We did little advertising.  We simply attached a banner to the front of the building and placed a sandwich sign at Masonic Drive/Arrowhead drive.  Soon afterward though, a strong wind blew the banner away and about the same time a hay truck lost its load and destroyed the sandwich sign.   As we were looking to replace the signs, we felt the Lord saying, “No, just trust me.”  So for the next two years we had no sign and no formal advertising at all.  Amazingly, we experienced numerical growth.  New people did the hard work to find us.  That wasn’t the only time that weather seemed to work in our favor.  Right when we needed a new roof, a hail storm came along and the insurance provided a new roof.

Little by little the building project progressed, although it seemed painfully slow at times. At about 80% completion things stalled, running out of money and energy.  We borrowed money to complete the job, but looking back, I’m not sure that was the best thing we could have done.  While the building remained unfinished, there was a sense of excitement, a pioneering experience.  But once the building was finished, a surprising thing happened, a different mood came over us.  It was like we shifted from pioneer mode to settler mode, and we weren’t’ sure how to handle the new role.  It required a dramatic shift in our thinking and in how we saw ourselves and our mission.  After an extended “dry time” we recovered and enjoyed God’s presence and our new role in the finished building.

Other events unrelated to the building project led to Stan and Debbie’s retirement and eventual shutting down the Vineyard in Helena.  Looking back on this adventure from a Kingdom of God perspective, it has become clear to us that the Vineyard fulfilled an important role in pioneering the church facility in the North Valley so that Living Hope Fellowship could take over where Vineyard left off.  God remembers everything about the project, every prayer, every song, every contribution, every workday, every smashed finger.  It all counts in his Kingdom.  We are excited to see what God is going to do next.
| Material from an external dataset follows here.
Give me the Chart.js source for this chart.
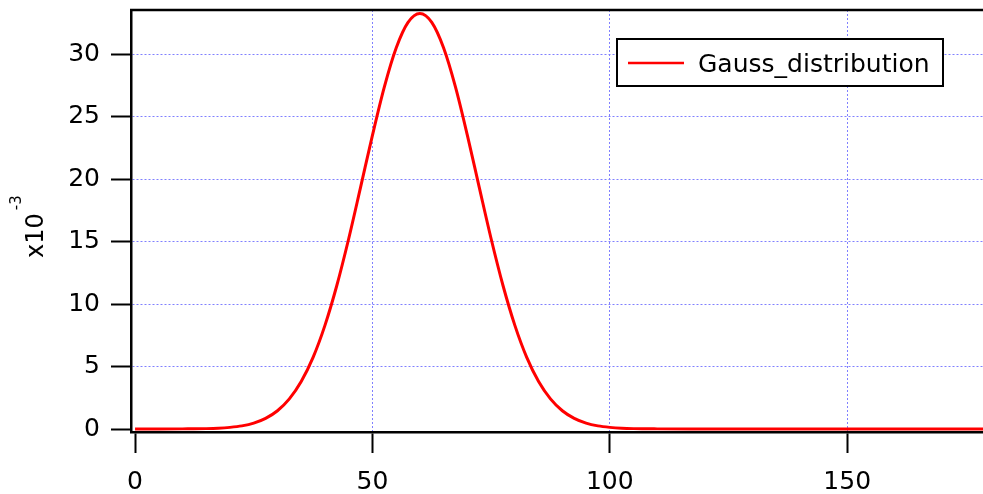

Living Hope is standing on the shoulders of some awesome people.  We can’t begin to name everyone who helped, but here is a list of people who contributed significantly to the building project:

First, and perhaps most importantly, two teams who made all the difference:

  • the Intercessory prayer team (who fought the battle in heavenly places):  sandy banker, Joel and Elizabeth James, Gay and Bill Eyman, Alison Tenneson, Joanne Stone, Lynn Johnson, the Jones’, and others.
  • and the worship team (who like in king David’s time, went to battle in front of the armies):  Sandy Banker, David Casey, Nicholas Van Oort, Michele Ellefsen, Sonny Stiger, Cari Proue Hammond

Builders and energizers:

  • Steve Banker of Joshua Tree Cabinetry (whenever you see oak, think Steve!)
  • Dave and Michele Ellefsen
  • Mark Leighton
  • Van Oort family (Nicholas, Darrel, Valerie, Raylynn, Martin, Missy)
  • Joanne Stone
  • Bill and Gay Eyman,
  • Joel and Elizabeth James
  • Connie Leveque
  • Kathy Schmidt
  • Wayne Tack
  • Stacy Bruhn
  • Tom Merrill
  • Elias Jackson
  • Dirk Roberts
  • Mike and Kari Kalous
  • The Jones’
  • And many other volunteers who I can’t remember at the moment


  • Bryan Asay, legal advice
  • Michele Infanger, bookkeeping
  • Mike and Lee Shirilla (Lee painted the large arched picture in the foyer, she wouldn’t sign her name to it, but her name is written on our hearts and on God’s heart)
  • Several contractors stepped up to help out by volunteering much of their time and giving a break on price:
  • Steve Banker (woodwork, cabinets, windows, doors),
  • Jamen Jewett (water and sewer system),
  • Ralph Badger (electrical),
  • Ben Rivers (drywall),
  • Shields Concrete (sidewalks)
  • Manolovitz Concrete (retaining walls),
  • Pat Proue (stairwell and bathrooms)
  • Jim Steuding , (framing)
  • Dave Garding (heating system)
  • Jim Taylor (design of the water and sewer systems).
  • and others I cant remember.

If we have forgotten anyone, we pray they will forgive us.

We have long loved Tobe and Barb Johnson and the folks at Living Hope and we share not only the same Lord, but also many of the same values and longings of the heart.  We pray all God’s riches and blessings upon Living Hope Fellowship in their new adventure in the Helena Valley.